The team of Alex Rosenthal and Jeremiah Dicky descussed their colaborations while working for TedEd making educational animations and games and how their unique outlooks shaped their work. Rosenthal explained the condition he has called aphantasia which is a mental condition where one struggles or is unable to picture anything with their “mind’s eye”, so to be able to actualise his ideas for entertaining educational animations, games, and puzzles he writes the scripts and outlines for talented artists like Dicky to then interpret into something both educational and entertaining for all ages. This process led to Rosenthal coming up with the idea for one of his most recent edutainment games, “The Purring Test” which combines the concepts of scripting questions for AI, riddles, and most importantly, cats. Rosenthal’s story and work inspires others to not hold themselves back from something they are passionate about just because they might feel like something is holding them back, and instead find a different angle to approach that passion with and continue to use that as inspiration moving forward.
“Transforming Climate Solutions: From Big Ideas to Everyday Justice”

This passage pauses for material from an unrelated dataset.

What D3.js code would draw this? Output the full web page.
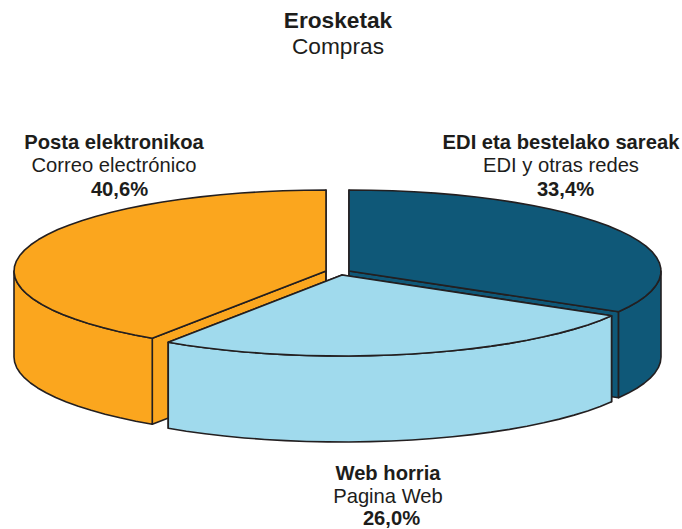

Although very visible to most around the world, climate change may also seem like an abstract concept. As a political ecologist and social activist, Doctor Jola Ajibade connected past transformations like abolition, modern innovations like the internet, and what it all translates to in terms of shaping the future of our planet – and who lives on it. Ajibade extrapolated how climate change affects others around the globe, citing approximately 50,000 deaths due to heat stroke in 2024 as an example. She also presented climate change solutions as a site of power and value making, a tool to better the lives of those in certain standings. In example, she points to the rise of “climatopias”, man-made paradises where climate change is protected from. However, instead of protecting those who are “climate precarious”, these cites only offer reclamation for the “climate privileged” – those rich enough to buy a slice of paradise. In order to combat this “climate capitalism”, Ajibade encourages each of us to take the reins and responsibility to save our own world before it is too late.
Crossed Paths and Hyperbolics: Daina Taimina and Victoria Star Varner
In tandem with the symposium, Southwestern’s gallery offered an exhibition in the spirit of abstraction made physical. This exhibition saw the return of Victoria Star Varner’s work, which was appreciated earlier this semester in Victoria Star Varner: A Retrospective. In combination with Daina Taimina’s work, the exhibition offered a unique perspective on the world at large. Unlike Varner, whose work explored themes of intersection, connectedness, and the traces left behind by actions; Taimina focuses on the mathematical. Taimina’s work, done in crochet, explores hyperbolic planes. This plane is extremely hard to capture in the physical form, with crochet being the foremost fashion of doing so. As per Taimina’s artist statement, each piece is filled with “memory threads”, a connection to her late husband David Henderson. Despite their apparent differences, both artist’s work honor the spirit of the symposium, bringing physicality to such abstract concepts.
As a whole, the Brown Symposium inspired students to look for more ways to view issues. Tune in next spring for the next symposium!